» **Objective**: Leave the pictures out, and retype all of the material exactly as written.

» **Source data**:
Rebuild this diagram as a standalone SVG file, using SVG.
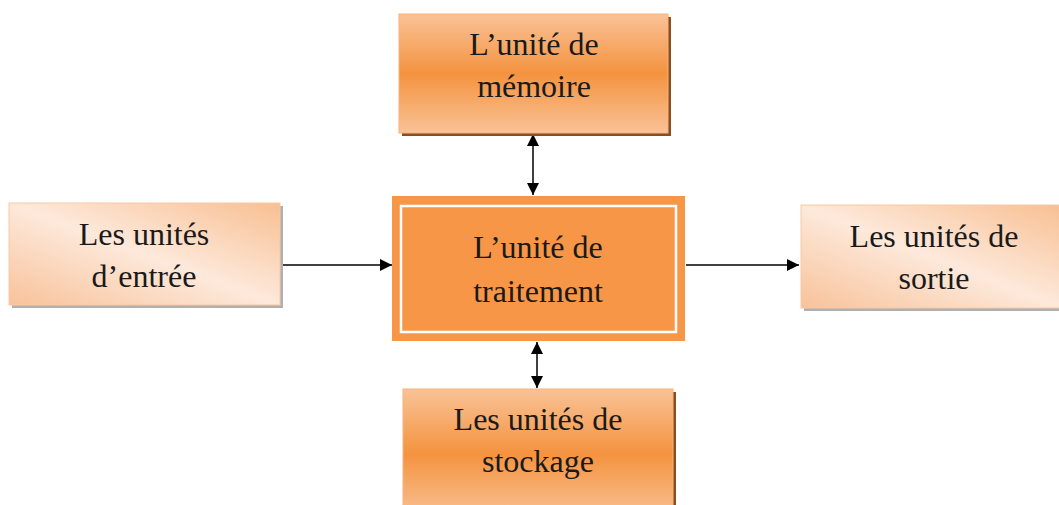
<svg xmlns="http://www.w3.org/2000/svg" width="1059" height="505" viewBox="0 0 1059 505">
<defs>
<linearGradient id="gv" x1="0" y1="0" x2="0" y2="1">
<stop offset="0" stop-color="#f9c297"/>
<stop offset="0.5" stop-color="#f4933f"/>
<stop offset="1" stop-color="#f9c297"/>
</linearGradient>
<linearGradient id="gd" x1="0" y1="1" x2="1" y2="0">
<stop offset="0" stop-color="#f8c29a"/>
<stop offset="0.5" stop-color="#fde9db"/>
<stop offset="1" stop-color="#f8bf92"/>
</linearGradient>
<marker id="ah" viewBox="0 0 12 12" refX="12" refY="6" markerWidth="12" markerHeight="12" markerUnits="userSpaceOnUse" orient="auto-start-reverse">
<path d="M0,0 L12,6 L0,12 Z" fill="#000"/>
</marker>
<style>
text{font-family:"Liberation Serif","Times New Roman",serif;font-size:32px;fill:#1a1a1a;text-anchor:middle}
.c{stroke:#000;stroke-width:1.5;fill:none}
</style>
</defs>
<rect width="1059" height="505" fill="#fff"/>
<g id="connectors">
<line class="c" x1="533" y1="134" x2="533" y2="195" marker-start="url(#ah)" marker-end="url(#ah)"/>
<line class="c" x1="537" y1="342" x2="537" y2="388" marker-start="url(#ah)" marker-end="url(#ah)"/>
<line class="c" x1="281" y1="265" x2="392" y2="265" marker-end="url(#ah)"/>
<line class="c" x1="686" y1="265" x2="799" y2="265" marker-end="url(#ah)"/>
</g>
<g id="memoire">
<rect x="402" y="17" width="269" height="119" fill="#8a4f1e"/>
<rect x="399" y="14" width="269" height="119" fill="url(#gv)" stroke="#f8b27a" stroke-width="1"/>
<text x="534" y="55">L’unité de</text>
<text x="534" y="97">mémoire</text>
</g>
<g id="entree">
<rect x="12" y="206" width="271" height="102" fill="#b0b0b0"/>
<rect x="9" y="203" width="271" height="102" fill="url(#gd)" stroke="#f8c9a3" stroke-width="1"/>
<text x="144" y="245">Les unités</text>
<text x="144" y="287">d’entrée</text>
</g>
<g id="traitement">
<rect x="392" y="196" width="293" height="145" fill="#f79646"/>
<rect x="401" y="206" width="275" height="126" fill="none" stroke="#fff" stroke-width="2.5"/>
<text x="538" y="258">L’unité de</text>
<text x="538" y="302">traitement</text>
</g>
<g id="sortie">
<rect x="804" y="208" width="262" height="103" fill="#b0b0b0"/>
<rect x="801" y="205" width="262" height="103" fill="url(#gd)" stroke="#f8c9a3" stroke-width="1"/>
<text x="934" y="247">Les unités de</text>
<text x="934" y="289">sortie</text>
</g>
<g id="stockage">
<rect x="406" y="392" width="270" height="130" fill="#8a4f1e"/>
<rect x="403" y="389" width="270" height="130" fill="url(#gv)" stroke="#f8b27a" stroke-width="1"/>
<text x="538" y="430">Les unités de</text>
<text x="538" y="472">stockage</text>
</g>
</svg>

» **Reply**:
Rebuild this diagram as a standalone SVG file, using SVG.
<svg xmlns="http://www.w3.org/2000/svg" width="1059" height="505" viewBox="0 0 1059 505">
<defs>
<linearGradient id="gv" x1="0" y1="0" x2="0" y2="1">
<stop offset="0" stop-color="#f9c297"/>
<stop offset="0.5" stop-color="#f4933f"/>
<stop offset="1" stop-color="#f9c297"/>
</linearGradient>
<linearGradient id="gd" x1="0" y1="1" x2="1" y2="0">
<stop offset="0" stop-color="#f8c29a"/>
<stop offset="0.5" stop-color="#fde9db"/>
<stop offset="1" stop-color="#f8bf92"/>
</linearGradient>
<marker id="ah" viewBox="0 0 12 12" refX="12" refY="6" markerWidth="12" markerHeight="12" markerUnits="userSpaceOnUse" orient="auto-start-reverse">
<path d="M0,0 L12,6 L0,12 Z" fill="#000"/>
</marker>
<style>
text{font-family:"Liberation Serif","Times New Roman",serif;font-size:32px;fill:#1a1a1a;text-anchor:middle}
.c{stroke:#000;stroke-width:1.5;fill:none}
</style>
</defs>
<rect width="1059" height="505" fill="#fff"/>
<g id="connectors">
<line class="c" x1="533" y1="134" x2="533" y2="195" marker-start="url(#ah)" marker-end="url(#ah)"/>
<line class="c" x1="537" y1="342" x2="537" y2="388" marker-start="url(#ah)" marker-end="url(#ah)"/>
<line class="c" x1="281" y1="265" x2="392" y2="265" marker-end="url(#ah)"/>
<line class="c" x1="686" y1="265" x2="799" y2="265" marker-end="url(#ah)"/>
</g>
<g id="memoire">
<rect x="402" y="17" width="269" height="119" fill="#8a4f1e"/>
<rect x="399" y="14" width="269" height="119" fill="url(#gv)" stroke="#f8b27a" stroke-width="1"/>
<text x="534" y="55">L’unité de</text>
<text x="534" y="97">mémoire</text>
</g>
<g id="entree">
<rect x="12" y="206" width="271" height="102" fill="#b0b0b0"/>
<rect x="9" y="203" width="271" height="102" fill="url(#gd)" stroke="#f8c9a3" stroke-width="1"/>
<text x="144" y="245">Les unités</text>
<text x="144" y="287">d’entrée</text>
</g>
<g id="traitement">
<rect x="392" y="196" width="293" height="145" fill="#f79646"/>
<rect x="401" y="206" width="275" height="126" fill="none" stroke="#fff" stroke-width="2.5"/>
<text x="538" y="258">L’unité de</text>
<text x="538" y="302">traitement</text>
</g>
<g id="sortie">
<rect x="804" y="208" width="262" height="103" fill="#b0b0b0"/>
<rect x="801" y="205" width="262" height="103" fill="url(#gd)" stroke="#f8c9a3" stroke-width="1"/>
<text x="934" y="247">Les unités de</text>
<text x="934" y="289">sortie</text>
</g>
<g id="stockage">
<rect x="406" y="392" width="270" height="130" fill="#8a4f1e"/>
<rect x="403" y="389" width="270" height="130" fill="url(#gv)" stroke="#f8b27a" stroke-width="1"/>
<text x="538" y="430">Les unités de</text>
<text x="538" y="472">stockage</text>
</g>
</svg>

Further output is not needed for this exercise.